Ben, please... While clearly no party is entirely immune for making idiotic policy proposals, AWB has absolutely nothing to do with science. Public health is not science. For a discipline to be science, it should produce theories that are (a) useful, in the sense that you can predict the outcome of the system based on the starting condition, and (b) falsifiable, in the sense that you can stage an experiment that disproves the theory. Social sciences are not that.
http://1-800-magic.blogspot.com/2008/09 ... ience.htmlAnd even if they were, disagreeing with various social science topics, none of which can be proved anyway, is very, very different than disagreeing with physics...
Back to the topic at hand...
> what evidence do you have that it sorely lacking in the US
Wouldn't the link in the first post on this thread be the evidence?
> there's an esoteric level of any field where it only makes sense to experts but if we had a citizenry trained to identify and dissect arguments, they could cut through that bullshit in a heartbeat. Hell, they would have the skills (and motivation) to research the subject themselves and make an informed decision - rather than parroting what they were told by a talking head.
Actually, not really. By definition, bleeding edge of science/technology is pretty inaccessible to non-experts. This is not a new phenomenon. Consider, for instance, when the curvature of Earth was first estimated by Eratosthenes. How many people back then had mathematical apparatus to research the subject and make an informed decision?
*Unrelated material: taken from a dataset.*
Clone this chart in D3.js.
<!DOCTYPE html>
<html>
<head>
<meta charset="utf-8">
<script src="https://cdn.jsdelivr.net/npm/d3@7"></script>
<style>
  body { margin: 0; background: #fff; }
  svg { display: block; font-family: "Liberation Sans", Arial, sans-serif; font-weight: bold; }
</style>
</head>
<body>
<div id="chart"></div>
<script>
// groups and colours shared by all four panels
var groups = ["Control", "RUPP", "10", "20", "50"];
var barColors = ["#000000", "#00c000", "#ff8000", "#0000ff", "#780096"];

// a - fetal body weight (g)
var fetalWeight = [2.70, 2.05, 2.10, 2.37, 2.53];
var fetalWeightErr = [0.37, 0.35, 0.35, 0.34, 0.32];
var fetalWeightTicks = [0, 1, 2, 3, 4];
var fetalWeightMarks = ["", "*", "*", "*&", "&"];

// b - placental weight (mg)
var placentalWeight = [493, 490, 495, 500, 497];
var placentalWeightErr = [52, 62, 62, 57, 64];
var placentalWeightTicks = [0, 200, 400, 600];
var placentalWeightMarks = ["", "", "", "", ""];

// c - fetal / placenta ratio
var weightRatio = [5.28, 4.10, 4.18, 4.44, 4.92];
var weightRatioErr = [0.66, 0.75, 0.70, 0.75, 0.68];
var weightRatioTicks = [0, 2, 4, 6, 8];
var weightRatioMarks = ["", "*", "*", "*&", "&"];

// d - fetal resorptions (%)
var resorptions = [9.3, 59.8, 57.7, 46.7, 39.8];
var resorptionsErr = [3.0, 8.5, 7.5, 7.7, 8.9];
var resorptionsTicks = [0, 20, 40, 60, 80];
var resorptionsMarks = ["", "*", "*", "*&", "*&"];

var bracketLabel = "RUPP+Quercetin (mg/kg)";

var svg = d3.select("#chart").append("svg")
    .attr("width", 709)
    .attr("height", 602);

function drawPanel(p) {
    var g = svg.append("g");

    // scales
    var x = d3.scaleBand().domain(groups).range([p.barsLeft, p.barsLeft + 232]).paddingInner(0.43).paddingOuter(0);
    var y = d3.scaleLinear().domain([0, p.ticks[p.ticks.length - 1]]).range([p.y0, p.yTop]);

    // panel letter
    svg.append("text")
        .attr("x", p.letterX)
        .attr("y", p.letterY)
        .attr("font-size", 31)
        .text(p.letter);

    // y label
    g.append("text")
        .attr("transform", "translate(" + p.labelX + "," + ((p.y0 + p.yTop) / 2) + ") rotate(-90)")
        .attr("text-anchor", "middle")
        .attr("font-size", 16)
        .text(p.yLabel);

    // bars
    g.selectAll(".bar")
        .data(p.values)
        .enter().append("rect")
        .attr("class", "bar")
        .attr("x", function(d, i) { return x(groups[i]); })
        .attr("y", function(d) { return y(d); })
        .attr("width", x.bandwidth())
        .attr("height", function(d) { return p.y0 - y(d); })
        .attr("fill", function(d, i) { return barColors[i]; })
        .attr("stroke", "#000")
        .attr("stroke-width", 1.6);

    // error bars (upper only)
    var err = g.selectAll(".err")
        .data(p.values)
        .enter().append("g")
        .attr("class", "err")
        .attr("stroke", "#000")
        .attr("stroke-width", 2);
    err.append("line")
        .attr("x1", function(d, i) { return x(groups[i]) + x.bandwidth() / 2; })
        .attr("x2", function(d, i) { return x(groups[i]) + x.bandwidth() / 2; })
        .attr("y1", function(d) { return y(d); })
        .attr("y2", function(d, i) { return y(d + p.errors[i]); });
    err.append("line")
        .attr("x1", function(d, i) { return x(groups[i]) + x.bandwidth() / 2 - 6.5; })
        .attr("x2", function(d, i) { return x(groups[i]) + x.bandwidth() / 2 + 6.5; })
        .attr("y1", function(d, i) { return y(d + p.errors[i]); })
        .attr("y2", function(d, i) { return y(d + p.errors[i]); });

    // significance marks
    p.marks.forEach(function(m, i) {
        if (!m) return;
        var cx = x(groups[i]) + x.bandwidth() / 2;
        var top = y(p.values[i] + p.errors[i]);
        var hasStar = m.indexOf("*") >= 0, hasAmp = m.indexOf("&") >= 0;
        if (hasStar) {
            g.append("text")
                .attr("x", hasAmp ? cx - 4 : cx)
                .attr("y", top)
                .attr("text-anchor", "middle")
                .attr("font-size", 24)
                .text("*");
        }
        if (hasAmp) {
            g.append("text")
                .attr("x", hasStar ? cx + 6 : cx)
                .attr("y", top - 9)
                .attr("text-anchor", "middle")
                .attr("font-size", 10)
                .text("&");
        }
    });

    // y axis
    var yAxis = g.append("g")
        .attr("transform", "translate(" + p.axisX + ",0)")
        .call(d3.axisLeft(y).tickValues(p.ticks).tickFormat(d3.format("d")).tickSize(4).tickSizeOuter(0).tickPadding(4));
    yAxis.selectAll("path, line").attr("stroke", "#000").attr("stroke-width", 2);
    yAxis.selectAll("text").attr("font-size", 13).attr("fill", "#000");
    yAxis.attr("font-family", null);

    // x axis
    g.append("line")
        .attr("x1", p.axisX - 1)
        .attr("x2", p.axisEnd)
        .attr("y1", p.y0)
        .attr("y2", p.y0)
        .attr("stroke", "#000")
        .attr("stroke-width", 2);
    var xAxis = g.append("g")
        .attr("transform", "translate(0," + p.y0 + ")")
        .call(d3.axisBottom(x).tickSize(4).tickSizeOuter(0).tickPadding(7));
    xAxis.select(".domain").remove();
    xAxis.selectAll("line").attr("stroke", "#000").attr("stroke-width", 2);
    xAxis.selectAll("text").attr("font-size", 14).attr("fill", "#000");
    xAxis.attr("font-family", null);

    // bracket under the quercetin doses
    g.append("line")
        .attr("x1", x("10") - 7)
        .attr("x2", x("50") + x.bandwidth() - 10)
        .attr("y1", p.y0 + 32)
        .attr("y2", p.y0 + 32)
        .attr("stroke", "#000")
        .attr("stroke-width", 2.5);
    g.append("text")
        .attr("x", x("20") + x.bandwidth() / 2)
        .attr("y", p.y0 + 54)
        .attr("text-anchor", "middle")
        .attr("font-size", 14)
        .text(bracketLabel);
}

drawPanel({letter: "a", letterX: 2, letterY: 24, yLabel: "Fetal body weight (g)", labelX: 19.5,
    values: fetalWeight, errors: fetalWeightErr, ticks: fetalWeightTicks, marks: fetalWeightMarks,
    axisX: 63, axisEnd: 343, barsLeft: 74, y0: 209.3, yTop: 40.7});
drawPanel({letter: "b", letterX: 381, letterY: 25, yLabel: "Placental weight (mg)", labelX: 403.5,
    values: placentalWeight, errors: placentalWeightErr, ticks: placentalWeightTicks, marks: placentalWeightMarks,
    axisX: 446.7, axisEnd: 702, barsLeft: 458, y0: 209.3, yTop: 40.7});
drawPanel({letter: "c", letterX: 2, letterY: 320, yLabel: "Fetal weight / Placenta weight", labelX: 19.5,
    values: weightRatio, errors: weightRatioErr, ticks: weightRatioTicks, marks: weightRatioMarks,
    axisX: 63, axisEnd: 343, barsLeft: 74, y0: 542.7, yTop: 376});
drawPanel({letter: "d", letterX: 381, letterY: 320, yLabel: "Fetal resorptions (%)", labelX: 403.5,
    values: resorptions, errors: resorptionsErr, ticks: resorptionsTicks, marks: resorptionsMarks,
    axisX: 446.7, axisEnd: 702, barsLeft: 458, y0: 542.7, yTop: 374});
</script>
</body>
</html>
Incidentally, how many people can do it now? Common sense logic is that the Earth is flat.
Now consider Copernicus times. Common sense and the Bible both agreed that Earth is at the center of the Universe, and Sun revolves around the Earth. Again, how and based on what a common person with no mathematical apparatus can make an informed decision here?
We are having exactly the same discussion about climate research. We call it "climate research", but this is actually just physics. I am not an expert in this specific field of physics, but after spending my early years studying high energy physics I am pretty damn sure that I cannot make "my own informed opinion" about modern climate models based on the internet research. This is the stuff you study for years, learn from super-smart people, and maybe then you can have an informed opinion.
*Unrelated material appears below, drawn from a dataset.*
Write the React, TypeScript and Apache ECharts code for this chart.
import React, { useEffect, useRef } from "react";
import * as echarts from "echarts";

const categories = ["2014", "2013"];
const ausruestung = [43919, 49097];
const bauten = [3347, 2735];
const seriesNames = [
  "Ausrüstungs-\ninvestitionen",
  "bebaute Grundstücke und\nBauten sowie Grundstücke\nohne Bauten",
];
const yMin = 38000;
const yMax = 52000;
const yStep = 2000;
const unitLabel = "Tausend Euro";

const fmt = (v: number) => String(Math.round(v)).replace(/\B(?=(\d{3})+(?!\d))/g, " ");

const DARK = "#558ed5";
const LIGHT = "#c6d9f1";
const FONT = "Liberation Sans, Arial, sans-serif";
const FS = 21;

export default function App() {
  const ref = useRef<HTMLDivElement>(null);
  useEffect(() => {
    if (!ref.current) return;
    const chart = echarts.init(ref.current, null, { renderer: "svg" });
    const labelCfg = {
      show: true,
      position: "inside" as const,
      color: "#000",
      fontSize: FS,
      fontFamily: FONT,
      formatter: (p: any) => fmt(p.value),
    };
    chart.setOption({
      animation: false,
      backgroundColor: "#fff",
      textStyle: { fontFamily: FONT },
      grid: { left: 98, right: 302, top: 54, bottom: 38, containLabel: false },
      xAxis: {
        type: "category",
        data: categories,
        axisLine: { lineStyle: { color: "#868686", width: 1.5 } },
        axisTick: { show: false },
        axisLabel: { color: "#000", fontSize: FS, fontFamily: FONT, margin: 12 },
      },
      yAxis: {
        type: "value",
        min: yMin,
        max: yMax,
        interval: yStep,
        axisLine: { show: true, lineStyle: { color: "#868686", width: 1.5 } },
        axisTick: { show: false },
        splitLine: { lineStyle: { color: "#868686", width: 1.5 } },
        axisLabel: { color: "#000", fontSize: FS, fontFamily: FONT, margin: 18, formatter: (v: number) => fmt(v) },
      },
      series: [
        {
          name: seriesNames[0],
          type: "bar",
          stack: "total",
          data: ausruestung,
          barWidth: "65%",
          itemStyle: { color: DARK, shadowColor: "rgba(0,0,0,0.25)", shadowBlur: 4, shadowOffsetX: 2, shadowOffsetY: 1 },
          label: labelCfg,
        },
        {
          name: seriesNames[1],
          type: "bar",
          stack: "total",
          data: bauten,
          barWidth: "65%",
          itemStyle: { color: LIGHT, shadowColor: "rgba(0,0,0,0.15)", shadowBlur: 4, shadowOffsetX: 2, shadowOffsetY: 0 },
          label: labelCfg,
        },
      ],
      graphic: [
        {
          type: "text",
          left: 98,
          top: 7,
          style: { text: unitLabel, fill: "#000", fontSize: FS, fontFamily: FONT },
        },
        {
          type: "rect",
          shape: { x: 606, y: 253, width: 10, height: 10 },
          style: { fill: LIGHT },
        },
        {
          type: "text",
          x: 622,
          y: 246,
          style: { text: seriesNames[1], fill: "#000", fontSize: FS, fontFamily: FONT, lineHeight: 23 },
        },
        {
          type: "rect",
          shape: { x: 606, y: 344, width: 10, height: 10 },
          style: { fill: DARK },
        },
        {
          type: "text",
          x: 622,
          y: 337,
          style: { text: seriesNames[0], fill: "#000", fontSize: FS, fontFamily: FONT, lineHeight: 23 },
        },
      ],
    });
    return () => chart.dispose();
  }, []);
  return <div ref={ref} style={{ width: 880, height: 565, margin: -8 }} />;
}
What I do know though is how the peer review process works in science, and I know what the indications are for when the consensus around the theory is reached and it's now more than a speculation. THIS - what a scientific theory is, what a peer review process is, what the scientific consensus is - these are the things that we should teach at school (ideally, through a required multi-year, multi-subject set of classes in laboratory sciences, like we had in Soviet Union - physics, chemistry, biology, all of them every year for 4 years). Based on the things I am hearing - starting from morons bringing snowballs to prove that global warming is not happening and ending with the discussion of how scientists get more grant money for global warming - it another very clear education that basic scientific education in this country is sorely lacking.